Unfortunately, the supporting characters get a short shrift here. I did like Halford as Chas though, and the way he shrugs off the mystery of surviving death by electrocution when Liv reacts to him being alive and just goes about making dinner is great. Manny, however, is a bigger problem. He just pops in to say, “Hey, fight for Team Heaven because you need jerk rehab.” Is there a bigger role for Manny aside from popping up and nudging Constantine to do the right thing? I don’t know, but the way they make up Perrineau says creepy to me more than angelic. Like Dominion, it’s part of a weird TV agenda to ugly up angels.

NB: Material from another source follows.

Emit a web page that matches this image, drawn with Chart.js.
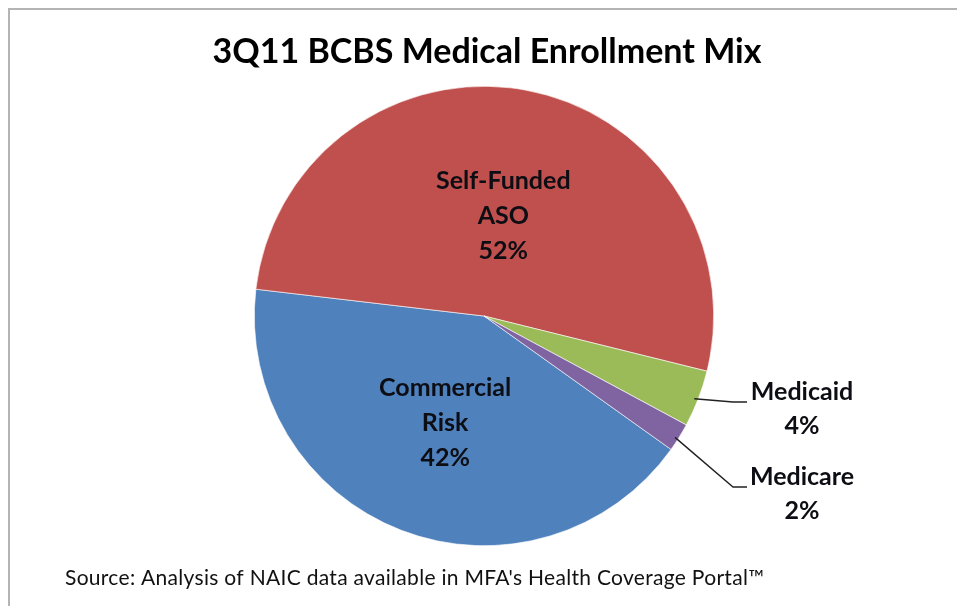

As for Liv, I say good riddance. Griffiths doesn’t make much of an impression and her chemistry with Ryan is non-existent. The pilot was rejiggered to allow for her quick, almost Poochie-like exit, which creates an odd inconsistency because the episode spends a lot of time building her up to play a part she was fired from. At least the Constantine team recognized that this important part of the show wasn’t working, and they had the guts to severe ties early. I think the last thing they needed was someone to whom exposition must be constantly fed, so why not live in the moment and just assume that the audience is smart enough to know what magic, angels, demons and exorcism are, even if the show’s concept of an “angel” so far seems to be confusing the make-up department.

Constantine, for now, is at least worth following along for a couple more weeks to see if it can find the best version of itself. There have definitely been a several steps in the right direction and the series does show promise. If it can build on the solid foundations it laid with tonight’s episode, then I think that fans of the character will be in for quite a treat.